One’s-Self I sing, a simple separate person,
Yet utter the word Democratic, the word En-Masse.
Of physiology from top to toe I sing,
Not physiognomy alone nor brain alone is worthy for the Muse, I say the
Form complete is worthier far,
The Female equally with the Male I sing.
Of Life immense in passion, pulse, and power,
Cheerful, for freest action formed under the laws divine,
The Modern Man I sing.
- The speaker is a purposeful commentator, announcing his plans and stating fundamental beliefs.
- The speaker is addressing the reader directly, almost conversationally.
- I respond to the speaker as a student to a professor on the first day of class. A bit of hope and expectation after a holistic introduction.
- The setting is “modern,” which seems to focus on the new understanding of man as a fusion of mind and body, at the end of the Victorian era.
- Speaking the poem aloud helps capture the rhythm and pulse of the poem. Especially the “passion, pulse, and power,” which captures the beating heart of the individual.
- The poem is paraphrased in the opening and closing lines, which address the topic of self, separate and distinct and defined as “Modern Man.”
- The title of the poem is a statement of intent. Whitman is declaring his intention to define the Modern Man as a unique individual, part of a larger whole.
- The theme is directly presented, both in the opening and closing paragraph. The fills out the definition of the individual and his context in the universe.
- There are no direct allusions, but indirect allusion to Democratic governments and the “Modern” man emphasize the relationship to modern forms of nationhood and the “laws divine” place the subject under God.
- The diction has an academic tone, with intermixed alliteration for emphasis. A positive tone permeates the verse, the words giving a sense of standing on the edge of a new world.
- The “laws divine” is a figure of speech referring to God, and “top to toe” an indirect reference to the human body.

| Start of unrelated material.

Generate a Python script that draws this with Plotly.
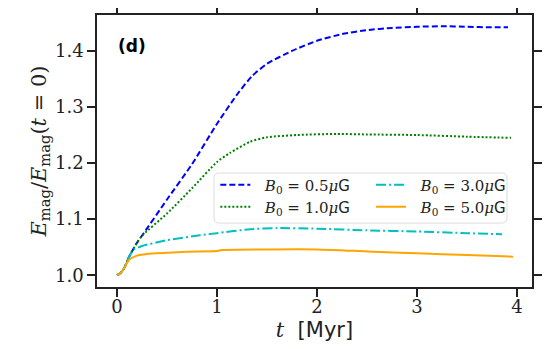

- The symbolic meanings of “Democratic” and “En-Masse” refer to forms of government that empower the individual. The use of the French term refers the founders of Democracy and the change that brought to the world, abolishing the era of monarchy and tribalism and paving the way for the Modern age.
- This poem does not use irony. It is direct and clear in meaning.
- The tone is consistently positive. On the cusp of change from ignorance to knowledge.
- The poem uses alliteration heavily: “simple separate person,” and “passion, pulse, and power,” and “top to toe.”
- A melodic rhythm is used with soft rhyming between lines using similar words “physiognomy” and “physiology,” “female” and “male.” The pleasant sounds carry the reader out of the mundane daily life and into a bright and shiny future.
- The lines have a varying meter that lends to a dynamic rhythm with alternating longer and shorter lines which pulse the tempo.
- The overall structure of the poem does not follow any established form. Its free-form nature helps it to break away from the rigid structure of the past and into the modern age, almost like Jazz did for music.
- The language of the poem is simple and straightforward. Easy to understand and yet touched with science and depth of meaning.
- I enjoyed the poem. I was drawn to the core message of equality, unity of mind and body, and the power of the individual in society.
- I think that this poem could benefit from a biographical study of Whitman and a historical analysis of the time when it was written.
- Whitman seems filled to the brim, bursting with the joy of his ideas of Modern Man, anticipating how these ideas will change the world for the better. Understanding his life, and his other poetry would help place this poem in context. Is it a coda or an introduction?
- The world was undergoing great change at the end of the 19th century, and Whitman seems to have captured the American sense of individuality in many of his poems.
- My own beliefs strongly affect my understanding of this poem. The ideas it describes are core to my own individuality (with the exception of the divine component).
- My initial analysis left out the longer lines, which, upon re-inspection provide further depth to my original interpretation. The “Form complete is worthier far,” and “for freest action formed under the laws divine,” are less clear but still concentrate on the mind-body union and Freedom as a god-given right respectively.
- The most useful interpretation of this poem is as a summation of the founding societal principals that marked the Modern, post-Victorian era. This interpretation, coincidentally, is similar to the feeling I got from Heart of Darkness, which use introspection and extremism to comment on the negative sides of the Modern era in contrast to Whitman’s positive vision.